-------- Source data

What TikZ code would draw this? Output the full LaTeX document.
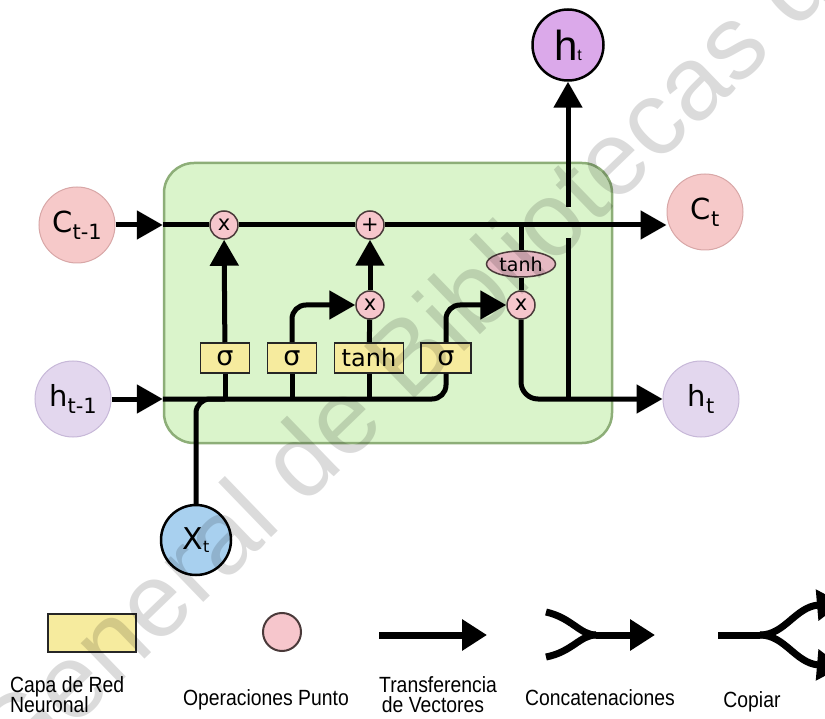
\documentclass[tikz,border=0pt]{standalone}
\usepackage{fontspec}
\setmainfont{DejaVu Sans}
\newfontfamily\legendfont[FakeStretch=0.88]{Liberation Sans}
\newfontfamily\narrowfont{Liberation Sans}
\usetikzlibrary{arrows.meta,shapes.geometric}

\definecolor{cellgreen}{HTML}{DAF4CB}
\definecolor{cellborder}{HTML}{8DAE78}
\definecolor{statepink}{HTML}{F6C9C9}
\definecolor{stateborder}{HTML}{D8A7A7}
\definecolor{hidlav}{HTML}{E3D7EE}
\definecolor{hidborder}{HTML}{C7B8D8}
\definecolor{outviolet}{HTML}{DBA9EA}
\definecolor{inblue}{HTML}{A8D0EF}
\definecolor{layeryellow}{HTML}{F6EB9E}
\definecolor{oppink}{HTML}{F6C6CC}
\definecolor{opborder}{HTML}{4A3A3A}
\definecolor{tanhpink}{HTML}{E6B9C3}

\tikzset{
  flow/.style={line width=5pt, black},
  lgline/.style={line width=7pt, black},
  statecirc/.style={circle, minimum size=76pt, inner sep=0pt, fill=statepink, draw=stateborder, line width=1pt},
  hidcirc/.style={circle, minimum size=76pt, inner sep=0pt, fill=hidlav, draw=hidborder, line width=1pt},
  opcirc/.style={circle, minimum size=28pt, inner sep=0pt, fill=oppink, draw=opborder, line width=1.5pt,
                 font=\fontsize{21}{21}\selectfont},
  layerbox/.style={rectangle, minimum height=30pt, inner sep=0pt, fill=layeryellow, draw=black!85, line width=1.5pt},
  legendtext/.style={font=\legendfont\fontsize{22}{22}\selectfont, inner sep=0pt, anchor=base},
}

\begin{document}
\begin{tikzpicture}[x=1pt, y=-1pt, >={Triangle[width=28pt,length=26pt]}]
\useasboundingbox (0,0) rectangle (825,719);
\clip (0,0) rectangle (825,719);

% LSTM cell background
\node[draw=cellborder, fill=cellgreen, rounded corners=30pt, line width=2.5pt,
      minimum width=448pt, minimum height=280pt, inner sep=0pt] (cell) at (388,303) {};

% inputs and outputs
\node[statecirc] (cprev) at (77,225)
  {\fontsize{29}{30}\selectfont C\raisebox{-7pt}{\fontsize{21}{22}\selectfont t-1}};
\node[hidcirc] (hprev) at (73,399)
  {\fontsize{29}{30}\selectfont h\raisebox{-7pt}{\fontsize{21}{22}\selectfont t-1}};
\node[statecirc] (ct) at (705,212)
  {\fontsize{29}{30}\selectfont C\raisebox{-7pt}{\fontsize{21}{22}\selectfont t}};
\node[hidcirc] (hr) at (701,399)
  {\fontsize{29}{30}\selectfont h\raisebox{-7pt}{\fontsize{21}{22}\selectfont t}};
\node[circle, minimum size=71pt, inner sep=0pt, fill=outviolet, draw=black, line width=2.5pt] (htop) at (568,45)
  {\narrowfont\fontsize{42}{42}\selectfont h\fontsize{16}{16}\selectfont t};
\node[circle, minimum size=70pt, inner sep=0pt, fill=inblue, draw=black, line width=2.5pt] (xt) at (196,540)
  {\fontsize{30}{30}\selectfont X\raisebox{-3pt}{\fontsize{16}{16}\selectfont t}};

% pointwise operations
\node[opcirc] (mul1) at (224,225) {x};
\node[opcirc] (add)  at (370,225) {+};
\node[opcirc] (mul2) at (370,305) {x};
\node[opcirc] (mul3) at (521,305) {x};
\node[ellipse, minimum width=69pt, minimum height=26pt, inner sep=0pt, fill=tanhpink, draw=opborder,
      line width=1.5pt, font=\fontsize{19}{19}\selectfont] (tanhc) at (521,264) {tanh};

% neural network layers
\node[layerbox, minimum width=49pt, font=\fontsize{27}{27}\selectfont] (sg1) at (225,358) {σ};
\node[layerbox, minimum width=49pt, font=\fontsize{27}{27}\selectfont] (sg2) at (292,358) {σ};
\node[layerbox, minimum width=69pt, font=\fontsize{24}{24}\selectfont] (tnh) at (369,358) {tanh};
\node[layerbox, minimum width=50pt, font=\fontsize{27}{27}\selectfont] (sg4) at (446,358) {σ};

% helper points
\coordinate (cin) at (cell.west |- cprev);
\coordinate (hin) at (cell.west |- hprev);
\coordinate (split) at (htop |- hr);
\coordinate (gaplo) at (568,238);
\coordinate (gaphi) at (568,207);

% cell state line
\draw[flow,->] (cprev) -- (cin);
\draw[flow] (cin) -- (mul1);
\draw[flow] (mul1) -- (add);
\draw[flow,->] (add) -- (add -| ct.west);

% hidden state / input line
\draw[flow,->] (hprev) -- (hin);
\draw[flow, rounded corners=14pt] (hin) -| (sg4.south);
\draw[flow, rounded corners=14pt] (xt) |- (sg1.south |- hin);
\draw[flow] (sg1.south |- hin) -- (sg1.south);
\draw[flow] (sg2.south |- hin) -- (sg2.south);
\draw[flow] (tnh.south |- hin) -- (tnh.south);

% gates
\draw[flow,->] (sg1) -- (mul1);
\draw[flow,->, rounded corners=14pt] (sg2) |- (mul2);
\draw[flow] (tnh) -- (mul2);
\draw[flow,->] (mul2) -- (add);
\draw[flow,->, rounded corners=14pt] (sg4) |- (mul3);

% output gate
\draw[flow] (mul3 |- add) -- (tanhc);
\draw[flow] (tanhc) -- (mul3);
\draw[flow,->, rounded corners=17pt] (mul3) |- (hr);
\draw[flow] (split) -- (gaplo);
\draw[flow,->] (gaphi) -- (htop);

% legend
\node[layerbox, minimum width=88pt, minimum height=38pt, line width=2pt] (lgbox) at (92,633) {};
\node[circle, minimum size=38pt, inner sep=0pt, fill=oppink, draw=opborder, line width=2pt] (lgop) at (282,632) {};

\coordinate (va) at (379,635);
\coordinate (vb) at (487,635);
\draw[lgline, -{Triangle[width=30pt,length=25pt]}] (va) -- (vb);

\coordinate (ca) at (546,612);
\coordinate (cb) at (546,657);
\coordinate (cm) at (596,635);
\coordinate (cc) at (655,635);
\draw[lgline] (ca) .. controls (572,618) and (580,635) .. (cm);
\draw[lgline] (cb) .. controls (572,652) and (580,635) .. (cm);
\draw[lgline, -{Triangle[width=30pt,length=25pt]}] (cm) -- (cc);

\coordinate (pa) at (718,635);
\coordinate (pm) at (760,635);
\coordinate (pu) at (842,603);
\coordinate (pd) at (842,667);
\draw[lgline] (pa) -- (pm);
\draw[lgline, -{Triangle[width=30pt,length=25pt]}] (pm) .. controls (785,635) and (795,607) .. (pu);
\draw[lgline, -{Triangle[width=30pt,length=25pt]}] (pm) .. controls (785,635) and (795,663) .. (pd);

\node[legendtext, anchor=base west] (t1a) at (10,692) {Capa de Red};
\node[legendtext, anchor=base west] (t1b) at (10,712) {Neuronal};
\node[legendtext] (t2) at (266,705) {Operaciones Punto};
\node[legendtext] (t3a) at (438,692) {Transferencia};
\node[legendtext] (t3b) at (433,712) {de Vectores};
\node[legendtext] (t4) at (600,705) {Concatenaciones};
\node[legendtext] (t5) at (752,707) {Copiar};

% watermark
\node[rotate=44, anchor=base west, inner sep=0pt, text=black, opacity=0.14,
      font=\narrowfont\fontsize{105}{105}\selectfont] (mark) at (14,786) {General de Bibliotecas de la UNAM};
\end{tikzpicture}
\end{document}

----------------

-- Task to complete --
Every line above should be repeated exactly; pictures stay out of the copy.

-- Response to this exercise --
What TikZ code would draw this? Output the full LaTeX document.
\documentclass[tikz,border=0pt]{standalone}
\usepackage{fontspec}
\setmainfont{DejaVu Sans}
\newfontfamily\legendfont[FakeStretch=0.88]{Liberation Sans}
\newfontfamily\narrowfont{Liberation Sans}
\usetikzlibrary{arrows.meta,shapes.geometric}

\definecolor{cellgreen}{HTML}{DAF4CB}
\definecolor{cellborder}{HTML}{8DAE78}
\definecolor{statepink}{HTML}{F6C9C9}
\definecolor{stateborder}{HTML}{D8A7A7}
\definecolor{hidlav}{HTML}{E3D7EE}
\definecolor{hidborder}{HTML}{C7B8D8}
\definecolor{outviolet}{HTML}{DBA9EA}
\definecolor{inblue}{HTML}{A8D0EF}
\definecolor{layeryellow}{HTML}{F6EB9E}
\definecolor{oppink}{HTML}{F6C6CC}
\definecolor{opborder}{HTML}{4A3A3A}
\definecolor{tanhpink}{HTML}{E6B9C3}

\tikzset{
  flow/.style={line width=5pt, black},
  lgline/.style={line width=7pt, black},
  statecirc/.style={circle, minimum size=76pt, inner sep=0pt, fill=statepink, draw=stateborder, line width=1pt},
  hidcirc/.style={circle, minimum size=76pt, inner sep=0pt, fill=hidlav, draw=hidborder, line width=1pt},
  opcirc/.style={circle, minimum size=28pt, inner sep=0pt, fill=oppink, draw=opborder, line width=1.5pt,
                 font=\fontsize{21}{21}\selectfont},
  layerbox/.style={rectangle, minimum height=30pt, inner sep=0pt, fill=layeryellow, draw=black!85, line width=1.5pt},
  legendtext/.style={font=\legendfont\fontsize{22}{22}\selectfont, inner sep=0pt, anchor=base},
}

\begin{document}
\begin{tikzpicture}[x=1pt, y=-1pt, >={Triangle[width=28pt,length=26pt]}]
\useasboundingbox (0,0) rectangle (825,719);
\clip (0,0) rectangle (825,719);

% LSTM cell background
\node[draw=cellborder, fill=cellgreen, rounded corners=30pt, line width=2.5pt,
      minimum width=448pt, minimum height=280pt, inner sep=0pt] (cell) at (388,303) {};

% inputs and outputs
\node[statecirc] (cprev) at (77,225)
  {\fontsize{29}{30}\selectfont C\raisebox{-7pt}{\fontsize{21}{22}\selectfont t-1}};
\node[hidcirc] (hprev) at (73,399)
  {\fontsize{29}{30}\selectfont h\raisebox{-7pt}{\fontsize{21}{22}\selectfont t-1}};
\node[statecirc] (ct) at (705,212)
  {\fontsize{29}{30}\selectfont C\raisebox{-7pt}{\fontsize{21}{22}\selectfont t}};
\node[hidcirc] (hr) at (701,399)
  {\fontsize{29}{30}\selectfont h\raisebox{-7pt}{\fontsize{21}{22}\selectfont t}};
\node[circle, minimum size=71pt, inner sep=0pt, fill=outviolet, draw=black, line width=2.5pt] (htop) at (568,45)
  {\narrowfont\fontsize{42}{42}\selectfont h\fontsize{16}{16}\selectfont t};
\node[circle, minimum size=70pt, inner sep=0pt, fill=inblue, draw=black, line width=2.5pt] (xt) at (196,540)
  {\fontsize{30}{30}\selectfont X\raisebox{-3pt}{\fontsize{16}{16}\selectfont t}};

% pointwise operations
\node[opcirc] (mul1) at (224,225) {x};
\node[opcirc] (add)  at (370,225) {+};
\node[opcirc] (mul2) at (370,305) {x};
\node[opcirc] (mul3) at (521,305) {x};
\node[ellipse, minimum width=69pt, minimum height=26pt, inner sep=0pt, fill=tanhpink, draw=opborder,
      line width=1.5pt, font=\fontsize{19}{19}\selectfont] (tanhc) at (521,264) {tanh};

% neural network layers
\node[layerbox, minimum width=49pt, font=\fontsize{27}{27}\selectfont] (sg1) at (225,358) {σ};
\node[layerbox, minimum width=49pt, font=\fontsize{27}{27}\selectfont] (sg2) at (292,358) {σ};
\node[layerbox, minimum width=69pt, font=\fontsize{24}{24}\selectfont] (tnh) at (369,358) {tanh};
\node[layerbox, minimum width=50pt, font=\fontsize{27}{27}\selectfont] (sg4) at (446,358) {σ};

% helper points
\coordinate (cin) at (cell.west |- cprev);
\coordinate (hin) at (cell.west |- hprev);
\coordinate (split) at (htop |- hr);
\coordinate (gaplo) at (568,238);
\coordinate (gaphi) at (568,207);

% cell state line
\draw[flow,->] (cprev) -- (cin);
\draw[flow] (cin) -- (mul1);
\draw[flow] (mul1) -- (add);
\draw[flow,->] (add) -- (add -| ct.west);

% hidden state / input line
\draw[flow,->] (hprev) -- (hin);
\draw[flow, rounded corners=14pt] (hin) -| (sg4.south);
\draw[flow, rounded corners=14pt] (xt) |- (sg1.south |- hin);
\draw[flow] (sg1.south |- hin) -- (sg1.south);
\draw[flow] (sg2.south |- hin) -- (sg2.south);
\draw[flow] (tnh.south |- hin) -- (tnh.south);

% gates
\draw[flow,->] (sg1) -- (mul1);
\draw[flow,->, rounded corners=14pt] (sg2) |- (mul2);
\draw[flow] (tnh) -- (mul2);
\draw[flow,->] (mul2) -- (add);
\draw[flow,->, rounded corners=14pt] (sg4) |- (mul3);

% output gate
\draw[flow] (mul3 |- add) -- (tanhc);
\draw[flow] (tanhc) -- (mul3);
\draw[flow,->, rounded corners=17pt] (mul3) |- (hr);
\draw[flow] (split) -- (gaplo);
\draw[flow,->] (gaphi) -- (htop);

% legend
\node[layerbox, minimum width=88pt, minimum height=38pt, line width=2pt] (lgbox) at (92,633) {};
\node[circle, minimum size=38pt, inner sep=0pt, fill=oppink, draw=opborder, line width=2pt] (lgop) at (282,632) {};

\coordinate (va) at (379,635);
\coordinate (vb) at (487,635);
\draw[lgline, -{Triangle[width=30pt,length=25pt]}] (va) -- (vb);

\coordinate (ca) at (546,612);
\coordinate (cb) at (546,657);
\coordinate (cm) at (596,635);
\coordinate (cc) at (655,635);
\draw[lgline] (ca) .. controls (572,618) and (580,635) .. (cm);
\draw[lgline] (cb) .. controls (572,652) and (580,635) .. (cm);
\draw[lgline, -{Triangle[width=30pt,length=25pt]}] (cm) -- (cc);

\coordinate (pa) at (718,635);
\coordinate (pm) at (760,635);
\coordinate (pu) at (842,603);
\coordinate (pd) at (842,667);
\draw[lgline] (pa) -- (pm);
\draw[lgline, -{Triangle[width=30pt,length=25pt]}] (pm) .. controls (785,635) and (795,607) .. (pu);
\draw[lgline, -{Triangle[width=30pt,length=25pt]}] (pm) .. controls (785,635) and (795,663) .. (pd);

\node[legendtext, anchor=base west] (t1a) at (10,692) {Capa de Red};
\node[legendtext, anchor=base west] (t1b) at (10,712) {Neuronal};
\node[legendtext] (t2) at (266,705) {Operaciones Punto};
\node[legendtext] (t3a) at (438,692) {Transferencia};
\node[legendtext] (t3b) at (433,712) {de Vectores};
\node[legendtext] (t4) at (600,705) {Concatenaciones};
\node[legendtext] (t5) at (752,707) {Copiar};

% watermark
\node[rotate=44, anchor=base west, inner sep=0pt, text=black, opacity=0.14,
      font=\narrowfont\fontsize{105}{105}\selectfont] (mark) at (14,786) {General de Bibliotecas de la UNAM};
\end{tikzpicture}
\end{document}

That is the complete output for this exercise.